REQUIRED TASK — Exactly retype the opening line of the entries and every line after it, ending with the line that contains "(big) at (514.5,258.6)". Skip all pictures.

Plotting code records
□ □ □ □
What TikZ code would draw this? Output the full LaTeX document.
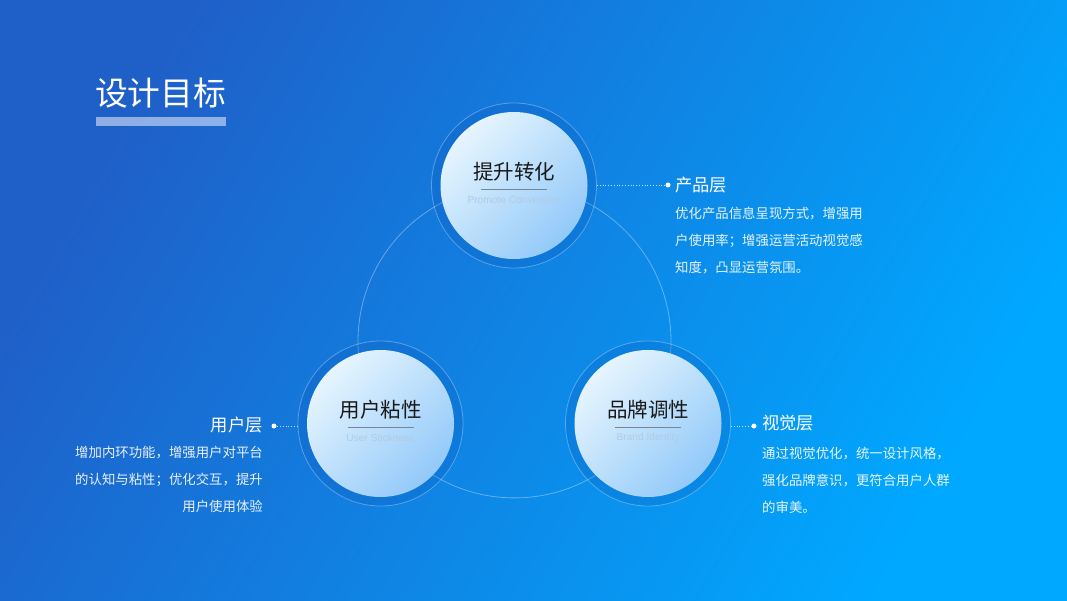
\documentclass[tikz,border=0pt]{standalone}
\usepackage{fontspec}
\setmainfont{Noto Sans CJK SC}
\newfontfamily\latinfont{Liberation Sans}
\definecolor{bgA}{HTML}{1F5FC8}
\definecolor{bgB}{HTML}{00A8FF}
\definecolor{discA}{HTML}{E6F5FE}
\definecolor{discB}{HTML}{92C9F9}
\definecolor{ringdark}{HTML}{0A55B8}
\definecolor{tagcol}{HTML}{B2CBE4}
\definecolor{sepcol}{HTML}{74869A}
\begin{document}
\begin{tikzpicture}[x=1pt,y=1pt,
  ring/.style={circle, inner sep=0, minimum size=165, fill=ringdark, fill opacity=0.22, draw=white, draw opacity=0.3, line width=0.8},
  disc/.style={circle, inner sep=0, minimum size=147, top color=discA, bottom color=discB, shading angle=45},
  ctitle/.style={inner sep=0, text=black!90, font=\fontsize{20.5}{24}\selectfont},
  ctag/.style={inner sep=0, text=tagcol, font=\latinfont\fontsize{10.2}{12}\selectfont},
  sepline/.style={draw=sepcol, line width=0.7},
  bigring/.style={circle, inner sep=0, minimum size=313, draw=white, draw opacity=0.35, line width=0.8},
  dotline/.style={draw=white, draw opacity=0.75, dotted, line width=0.8},
  enddot/.style={circle, fill=white, inner sep=0, minimum size=5},
  head/.style={inner sep=0, text=white, font=\fontsize{17.3}{20}\selectfont},
  body/.style={inner sep=0, text=white, text opacity=0.9, font=\fontsize{13.4}{27}\selectfont}
]
\useasboundingbox (0,0) rectangle (1067,600);
\shade[top color=bgA, bottom color=bgB, shading angle=60] (0,0) rectangle (1067,600);

% title
\node[inner sep=0, anchor=west, text=white, font=\fontsize{32.75}{36}\selectfont] (title) at (95,507) {设计目标};
\fill[white, opacity=0.5] (96,474) rectangle (226,483);

% big connecting circle
\node[bigring] (big) at (514.5,258.6) {};

% rings and discs
\node[ring] (ringT) at (514,414.5) {};
\node[ring] (ringL) at (380.5,176.5) {};
\node[ring] (ringR) at (648,176.5) {};
\node[disc] (T) at (514,414.5) {};
\node[disc] (L) at (380.5,176.5) {};
\node[disc] (R) at (648,176.5) {};

% circle labels
\node[ctitle] (tT) at ([yshift=13.5]T.center) {提升转化};
\draw[sepline] ([shift={(-33,-3.5)}]T.center) -- ([shift={(33,-3.5)}]T.center);
\node[ctag] (eT) at ([yshift=-14.5]T.center) {Promote Conversion};

\node[ctitle] (tL) at ([yshift=13.5]L.center) {用户粘性};
\draw[sepline] ([shift={(-33,-3.5)}]L.center) -- ([shift={(33,-3.5)}]L.center);
\node[ctag] (eL) at ([yshift=-14.5]L.center) {User Stickness};

\node[ctitle] (tR) at ([yshift=13.5]R.center) {品牌调性};
\draw[sepline] ([shift={(-33,-3.5)}]R.center) -- ([shift={(33,-3.5)}]R.center);
\node[ctag] (eR) at ([yshift=-14.5]R.center) {Brand Identity};

% connectors and dots
\node[enddot] (dT) at (668,415) {};
\node[enddot] (dL) at (274,174) {};
\node[enddot] (dR) at (754,174) {};
\draw[dotline] (ringT.east |- dT) -- (dT);
\draw[dotline] (ringL.west |- dL) -- (dL);
\draw[dotline] (ringR.east |- dR) -- (dR);

% side texts
\node[head, anchor=west] (hT) at (675,415) {产品层};
\node[body, anchor=north west, align=left] (bT) at (675,393) {优化产品信息呈现方式，增强用\\户使用率；增强运营活动视觉感\\知度，凸显运营氛围。};

\node[head, anchor=east] (hL) at (263,175) {用户层};
\node[body, anchor=north east, align=right] (bL) at (263,154) {增加内环功能，增强用户对平台\\的认知与粘性；优化交互，提升\\用户使用体验};

\node[head, anchor=west] (hR) at (762,177) {视觉层};
\node[body, anchor=north west, align=left] (bR) at (762,153) {通过视觉优化，统一设计风格，\\强化品牌意识，更符合用户人群\\的审美。};
\end{tikzpicture}
\end{document}
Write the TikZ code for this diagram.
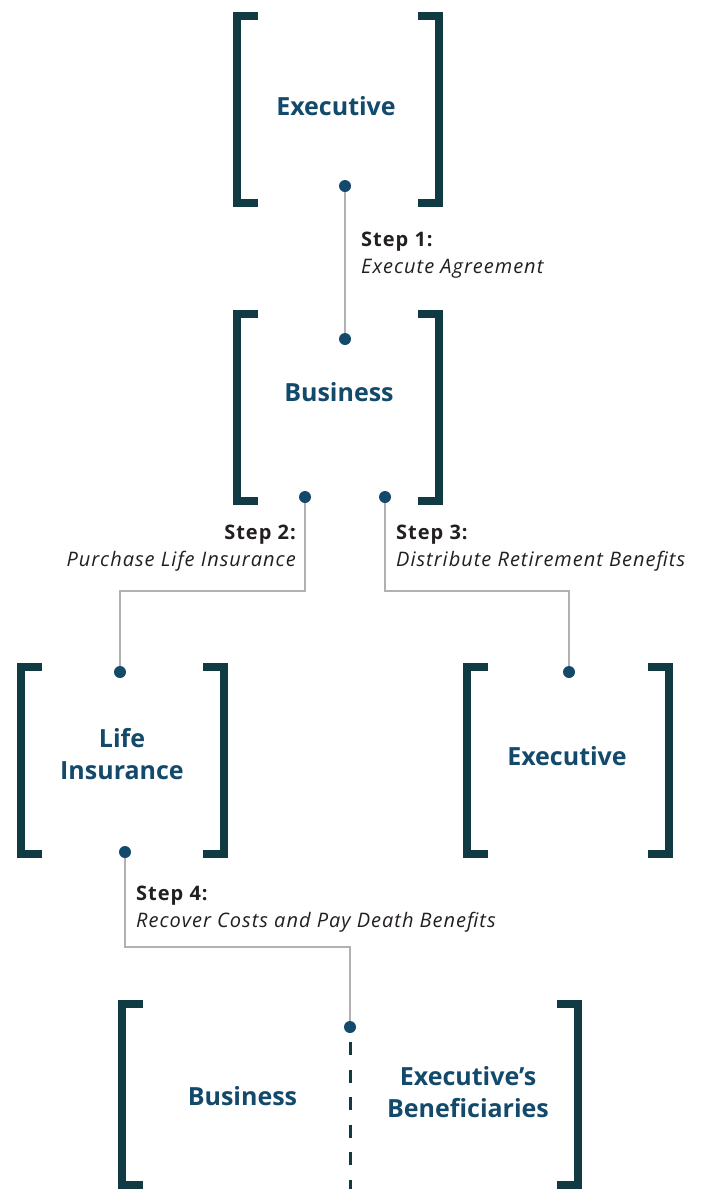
\documentclass[tikz,border=0pt]{standalone}
\usepackage{fontspec}
\usetikzlibrary{fit}
\newfontfamily\opensans{Open Sans}
\newfontfamily\opensansLS{Open Sans}[LetterSpace=5]
\IfFontExistsTF{Open Sans SemiBold}{%
  \newfontfamily\headsb{Open Sans SemiBold}%
  \newfontfamily\stepsb{Open Sans SemiBold}[LetterSpace=5]%
}{%
  \newcommand\headsb{\opensans\bfseries}%
  \newcommand\stepsb{\opensansLS\bfseries}%
}
\definecolor{brkcol}{HTML}{103B42}
\definecolor{headcol}{HTML}{134A6C}
\definecolor{dotcol}{HTML}{134A6C}
\definecolor{conncol}{HTML}{B1B1B5}
\definecolor{stepcol}{HTML}{231F20}
\newcommand\brackets[1]{%
  \draw[brk] ([xshift=25pt,yshift=-4pt]#1.north west) -- ([xshift=4pt,yshift=-4pt]#1.north west)
    -- ([xshift=4pt,yshift=4pt]#1.south west) -- ([xshift=25pt,yshift=4pt]#1.south west);
  \draw[brk] ([xshift=-25pt,yshift=-4pt]#1.north east) -- ([xshift=-4pt,yshift=-4pt]#1.north east)
    -- ([xshift=-4pt,yshift=4pt]#1.south east) -- ([xshift=-25pt,yshift=4pt]#1.south east);
}
\newcommand\stepfont{\stepsb\fontsize{20}{27}\selectfont}
\begin{document}
\begin{tikzpicture}[x=1pt,y=-1pt,
  brk/.style={draw=brkcol, line width=8pt, line join=miter},
  conn/.style={draw=conncol, line width=2.6pt},
  dashconn/.style={draw=brkcol, line width=3pt, dash pattern=on 13pt off 14.5pt, dash phase=12.5pt},
  dot/.style={circle, fill=dotcol, inner sep=0pt, minimum size=12pt},
  area/.style={inner sep=0pt},
  head/.style={text=headcol, font=\headsb\fontsize{25}{32}\selectfont, align=center, inner sep=0pt},
  steplbl/.style={text=stepcol, font=\opensansLS\fontsize{20}{27}\selectfont, inner sep=0pt},
]
\useasboundingbox[fill=white] (0,0) rectangle (704,1189);

% bracket boxes
\node[area, fit={(233,12) (443,207)}] (bx1) {};
\node[area, fit={(233,310) (443,505)}] (bx2) {};
\node[area, fit={(17,663) (228,858)}] (bx3) {};
\node[area, fit={(463,663) (673,858)}] (bx4) {};
\node[area, fit={(118,1000) (582,1189)}] (bx5) {};
\brackets{bx1}
\brackets{bx2}
\brackets{bx3}
\brackets{bx4}
\brackets{bx5}

% headings (multi-line: base = last line)
\node[head, anchor=base] (t1) at (336,115) {Executive};
\node[head, anchor=base] (t2) at (339,401) {Business};
\node[head, anchor=base] (t3) at (122,779) {Life\\Insurance};
\node[head, anchor=base] (t4) at (567,765) {Executive};
\node[head, anchor=base] (t5) at (242.5,1105) {Business};
\node[head, anchor=base] (t6) at (468,1117) {Executive’s\\Beneficiaries};

% connector points
\coordinate (p1a) at (345,186);
\coordinate (p1b) at (345,339);
\coordinate (p2a) at (305,497);
\coordinate (p2b) at (120,672);
\coordinate (p3a) at (385,497);
\coordinate (p3b) at (569,672);
\coordinate (p4a) at (125,852);
\coordinate (p4b) at (350,1027);
\coordinate (j23) at (0,591);
\coordinate (j4) at (0,947);
\coordinate (dashend) at (350,1189);

\draw[conn] (p1a) -- (p1b);
\draw[conn] (p2a) -- (p2a |- j23) -- (p2b |- j23) -- (p2b);
\draw[conn] (p3a) -- (p3a |- j23) -- (p3b |- j23) -- (p3b);
\draw[conn] (p4a) -- (p4a |- j4) -- (p4b |- j4) -- (p4b);
\draw[dashconn] (p4b) -- (dashend);

\node[dot] (d1a) at (p1a) {};
\node[dot] (d1b) at (p1b) {};
\node[dot] (d2a) at (p2a) {};
\node[dot] (d2b) at (p2b) {};
\node[dot] (d3a) at (p3a) {};
\node[dot] (d3b) at (p3b) {};
\node[dot] (d4a) at (p4a) {};
\node[dot] (d4b) at (p4b) {};

% step labels (base = last line)
\node[steplbl, anchor=base west, align=left] (s1) at (361,273) {{\stepfont Step 1:}\\\itshape Execute Agreement};
\node[steplbl, anchor=base east, align=right] (s2) at (296,566) {{\stepfont Step 2:}\\\itshape Purchase Life Insurance};
\node[steplbl, anchor=base west, align=left] (s3) at (396,566) {{\stepfont Step 3:}\\\itshape Distribute Retirement Benefits};
\node[steplbl, anchor=base west, align=left] (s4) at (136,927) {{\stepfont Step 4:}\\\itshape Recover Costs and Pay Death Benefits};
\end{tikzpicture}
\end{document}
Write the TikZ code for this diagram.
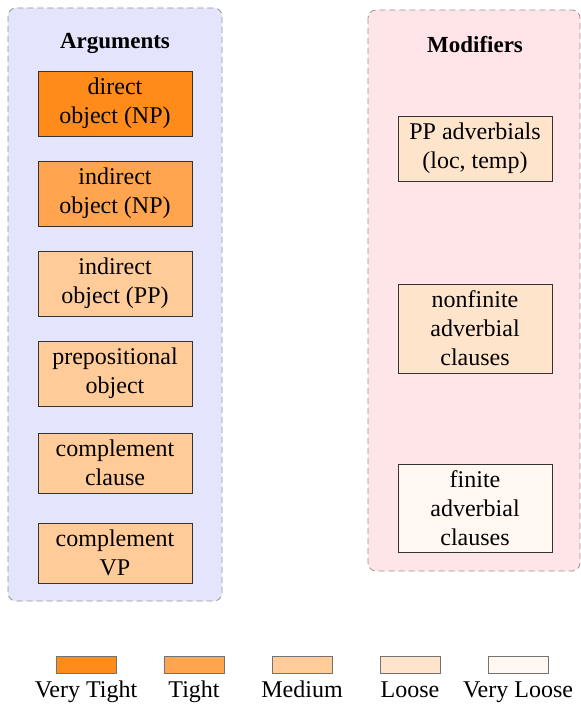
\documentclass[tikz,border=0pt]{standalone}
\usepackage{fontspec}
\setmainfont{Liberation Serif}
\definecolor{vtight}{RGB}{255,140,26}
\definecolor{tight}{RGB}{255,165,79}
\definecolor{medium}{RGB}{255,204,153}
\definecolor{loose}{RGB}{255,228,204}
\definecolor{vloose}{RGB}{255,247,240}
\definecolor{argbg}{RGB}{228,228,252}
\definecolor{modbg}{RGB}{255,228,232}
\definecolor{frame}{RGB}{150,150,150}
\begin{document}
\begin{tikzpicture}[x=0.5pt,y=-0.5pt,
  container/.style={draw=frame,dash pattern=on 3pt off 2pt,rounded corners=4pt,line width=0.4pt},
  cat/.style={draw=black!80,line width=0.4pt,minimum width=77pt,align=center,font=\fontsize{12}{14.5}\selectfont,inner sep=0pt},
  title/.style={font=\fontsize{11.5}{14}\selectfont\bfseries},
  swatch/.style={draw=black!55,line width=0.4pt,minimum width=30pt,minimum height=8.5pt,inner sep=0pt},
  lab/.style={font=\fontsize{12}{14.5}\selectfont,anchor=base,inner sep=0pt}]
\useasboundingbox (0,0) rectangle (581,704);
\fill[white] (0,0) rectangle (581,704);
% containers
\draw[container,fill=argbg] (8,8) rectangle (222,601);
\draw[container,fill=modbg] (368,10) rectangle (580,571);
\node[title] (targ) at (115,43) {Arguments};
\node[title] (tmod) at (475,45) {Modifiers};
% argument boxes
\node[cat,fill=vtight,minimum height=32.5pt] (a1) at (115,103.5) {direct\\object (NP)};
\node[cat,fill=tight,minimum height=32.5pt] (a2) at (115,193.5) {indirect\\object (NP)};
\node[cat,fill=medium,minimum height=32.5pt] (a3) at (115,283.5) {indirect\\object (PP)};
\node[cat,fill=medium,minimum height=32.5pt] (a4) at (115,373.5) {prepositional\\object};
\node[cat,fill=medium,minimum height=30pt] (a5) at (115,463) {complement\\clause};
\node[cat,fill=medium,minimum height=30pt] (a6) at (115,553) {complement\\VP};
% modifier boxes
\node[cat,fill=loose,minimum height=32.5pt] (m1) at (475,148.5) {PP adverbials\\(loc, temp)};
\node[cat,fill=loose,minimum height=44.5pt] (m2) at (475,328.5) {nonfinite\\adverbial\\clauses};
\node[cat,fill=vloose,minimum height=44pt] (m3) at (475,508) {finite\\adverbial\\clauses};
% legend
\node[swatch,fill=vtight] (s1) at (86,664.5) {};
\node[swatch,fill=tight] (s2) at (194,664.5) {};
\node[swatch,fill=medium] (s3) at (302,664.5) {};
\node[swatch,fill=loose] (s4) at (410,664.5) {};
\node[swatch,fill=vloose] (s5) at (518,664.5) {};
\node[lab] (l1) at (86,697) {Very Tight};
\node[lab] (l2) at (194,697) {Tight};
\node[lab] (l3) at (302,697) {Medium};
\node[lab] (l4) at (410,697) {Loose};
\node[lab] (l5) at (518,697) {Very Loose};
\end{tikzpicture}
\end{document}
□ □ □ □
FINAL RESULT —
What TikZ code would draw this? Output the full LaTeX document.
\documentclass[tikz,border=0pt]{standalone}
\usepackage{fontspec}
\setmainfont{Noto Sans CJK SC}
\newfontfamily\latinfont{Liberation Sans}
\definecolor{bgA}{HTML}{1F5FC8}
\definecolor{bgB}{HTML}{00A8FF}
\definecolor{discA}{HTML}{E6F5FE}
\definecolor{discB}{HTML}{92C9F9}
\definecolor{ringdark}{HTML}{0A55B8}
\definecolor{tagcol}{HTML}{B2CBE4}
\definecolor{sepcol}{HTML}{74869A}
\begin{document}
\begin{tikzpicture}[x=1pt,y=1pt,
  ring/.style={circle, inner sep=0, minimum size=165, fill=ringdark, fill opacity=0.22, draw=white, draw opacity=0.3, line width=0.8},
  disc/.style={circle, inner sep=0, minimum size=147, top color=discA, bottom color=discB, shading angle=45},
  ctitle/.style={inner sep=0, text=black!90, font=\fontsize{20.5}{24}\selectfont},
  ctag/.style={inner sep=0, text=tagcol, font=\latinfont\fontsize{10.2}{12}\selectfont},
  sepline/.style={draw=sepcol, line width=0.7},
  bigring/.style={circle, inner sep=0, minimum size=313, draw=white, draw opacity=0.35, line width=0.8},
  dotline/.style={draw=white, draw opacity=0.75, dotted, line width=0.8},
  enddot/.style={circle, fill=white, inner sep=0, minimum size=5},
  head/.style={inner sep=0, text=white, font=\fontsize{17.3}{20}\selectfont},
  body/.style={inner sep=0, text=white, text opacity=0.9, font=\fontsize{13.4}{27}\selectfont}
]
\useasboundingbox (0,0) rectangle (1067,600);
\shade[top color=bgA, bottom color=bgB, shading angle=60] (0,0) rectangle (1067,600);

% title
\node[inner sep=0, anchor=west, text=white, font=\fontsize{32.75}{36}\selectfont] (title) at (95,507) {设计目标};
\fill[white, opacity=0.5] (96,474) rectangle (226,483);

% big connecting circle
\node[bigring] (big) at (514.5,258.6) {};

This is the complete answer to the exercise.